“Como não poderia deixar de ser esses fatos foram descritos em relatório aos encarregados das relações exteriores do Brasil, e, por consequência, chegaram ao conhecimento do imperador Pedro II.
O Amazonas teve bem poucos cidadãos agraciados com títulos de nobreza pelo imperador D. Pedro II, dentre os quais o barão de Manaus e o barão de São Leonardo, este último, mesmo sem ter nascido nessas terras, empregou suas atividades e fortuna na capital amazonense, e até seu palácio de residência foi transferido para servir de internato de meninas pobres.

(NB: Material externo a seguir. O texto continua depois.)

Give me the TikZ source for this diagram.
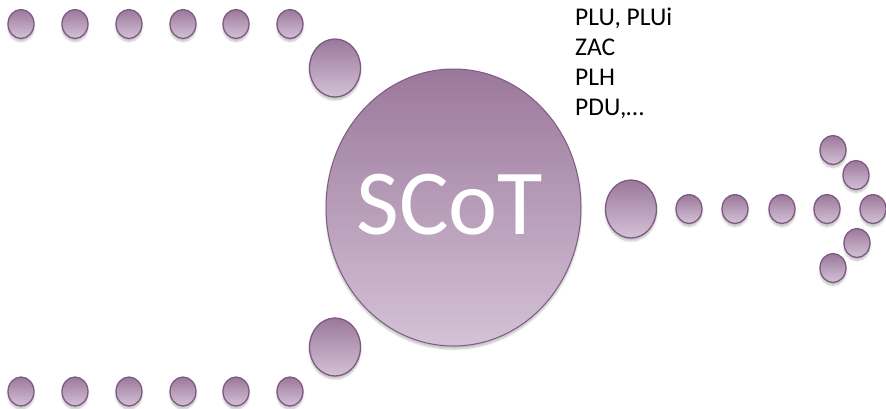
\documentclass[tikz,border=0pt]{standalone}
\usepackage{fontspec}
\setmainfont{Carlito}
\usetikzlibrary{shapes.geometric,shadows.blur}
\definecolor{ctop}{RGB}{155,120,155}
\definecolor{cbot}{RGB}{212,194,214}
\definecolor{cedge}{RGB}{126,90,130}
\tikzset{
  bub/.style={ellipse, inner sep=0pt, draw=cedge, line width=1.3pt,
    top color=ctop, bottom color=cbot,
    blur shadow={shadow xshift=0pt, shadow yshift=-3pt, shadow blur steps=6, shadow opacity=25}},
  smallb/.style={bub, minimum width=26, minimum height=29},
  medb/.style={bub, minimum width=51, minimum height=58},
  bigb/.style={bub, line width=1pt, minimum width=255, minimum height=277},
  lbl/.style={anchor=base west, inner sep=0pt, font=\fontsize{25.5}{30}\selectfont, text=black}
}
\begin{document}
\begin{tikzpicture}[x=1pt,y=-1pt]
\useasboundingbox (0,0) rectangle (886,408);
% top and bottom rows
\foreach \i/\x in {1/21,2/75,3/129,4/183,5/236,6/290}{
  \node[smallb] (t\i) at (\x,24) {};
  \node[smallb] (b\i) at (\x,391.5) {};
}
\node[medb] (tm) at (335,68) {};
\node[medb] (bm) at (335,347) {};
\node[bigb] (scot) at (453.5,207.5) {};
\node[text=white, inner sep=0pt, font=\fontsize{93}{100}\selectfont] (scotlbl) at (450,205) {SCoT};
% right arrow
\node[medb] (rm) at (631,209) {};
\foreach \i/\x in {1/689,2/735,3/782,4/827,5/873}{
  \node[smallb] (r\i) at (\x,209) {};
}
\node[smallb] (u1) at (833,150) {};
\node[smallb] (u2) at (856,175) {};
\node[smallb] (d2) at (857,243) {};
\node[smallb] (d1) at (833,268) {};
% text
\node[lbl] (l1) at (575,25) {PLU, PLUi};
\node[lbl] (l2) at (575,55) {ZAC};
\node[lbl] (l3) at (575,85) {PLH};
\node[lbl] (l4) at (575,115) {PDU,…};
\end{tikzpicture}
\end{document}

Um outro poderia ter tido a mesma honraria imperial, não fosse seu espírito desprendido, seu elevado senso de consciência do dever e, de certa forma, sua juventude, mas, mesmo assim, se tornaria célebre e de grande importância na via cultural e política do Estado, seja como estudioso, colecionador de peças preciosas e político republicano do mais ouro quilate. Mas não é lembrado por esse feito de elevado conceito moral.
O fato é que, ao tempo em que não havia navegação a vapor para o Rio Branco, ele foi encarregado de conduzir uma diligência levando alimentos e dinheiro para a equipe de demarcadores de limites Brasil-Venezuela, então dirigida por Thaumaturgo de Azevedo. Jovem, ao nascer dos primeiros anos da maioridade civil, esse amazonense da gema recebeu o encargo e tomou todas as providências necessárias para enfrentar a viagem, inclusive, em relação às cachoeiras de Caracaraí.
Depois de cuidar de bem acondicionar todos os mantimentos, reuniu os valores monetários e enrolando todas as cédulas, resolveu colocá-las em garrafões de vidro, empalhados, completando o espaço com cevadinha, não só para não chamar a atenção dos demais viajantes, como para evitar qualquer outro tipo desperdício, rio acima, segundo registrou mestre Agnello Bittencourt.
Prestes a chegar em porto seguro, eis que a pequena embarcação foi a pique. Era hora de experimentar vencer as águas a braçadas, até a margem mais próxima. O jovem chefe da expedição não larga os garrafões e consegue chegar à margem com suas encomendas sob guarda e em segurança. Retomada a embarcação, prosseguem viagem e, mesmo com demora considerável, chegam ao porto de encontro com Thaumaturgo de Azevedo para entregar a carga.
Thaumaturgo, explosivo, vendo o estado da embarcação e dos tripulantes, gritou em alto e bom som que haviam fingido o naufrágio para ficar com as cédulas de reis que deveriam entregar-lhe. A resposta veio logo e em tom muito forte também: “Nada disso capitão, era mais fácil perder a vida do que esse dinheiro que trago aqui”, disse o chefe, fazendo questão de entregar os garrafões ao desaforado major.
Surpresos, os embarcadiços e os militares da expedição não se continham em exprimir agradecimentos e homenagens ao jovem expedicionário, e a manifestar o interesse de conhecer detalhes da astúcia e capacidade previdente demonstrada por esse ilustre brasileiro.
Como não poderia deixar de ser esses fatos foram descritos em relatório aos encarregados das relações exteriores do Brasil, e, por consequência, dado o inusitado, chegaram ao conhecimento do imperador Pedro Il que, em reconhecimento, resolveu conceder uma honraria especial que fosse capaz de destacar a bravura, inteligência e honradez com que se portou o chefe da diligência que foi abastecer a comissão brasileira na alta fronteira do País.
Expedida a ordem preliminar, nosso caboclo resolveu recusar a titulação e o gesto especial do imperador, e, com toda a delicadeza, escreveu que apenas cumprira seu dever com honra e dig. nidade, levando a cabo a missão de que fora incumbido.
Foi por isso, e só por isso, que outro amazonense não foi honrado com título nobiliárquico, e Bernardo Azevedo da Silva Ramos não se tornou barão com nobreza do império brasileiro.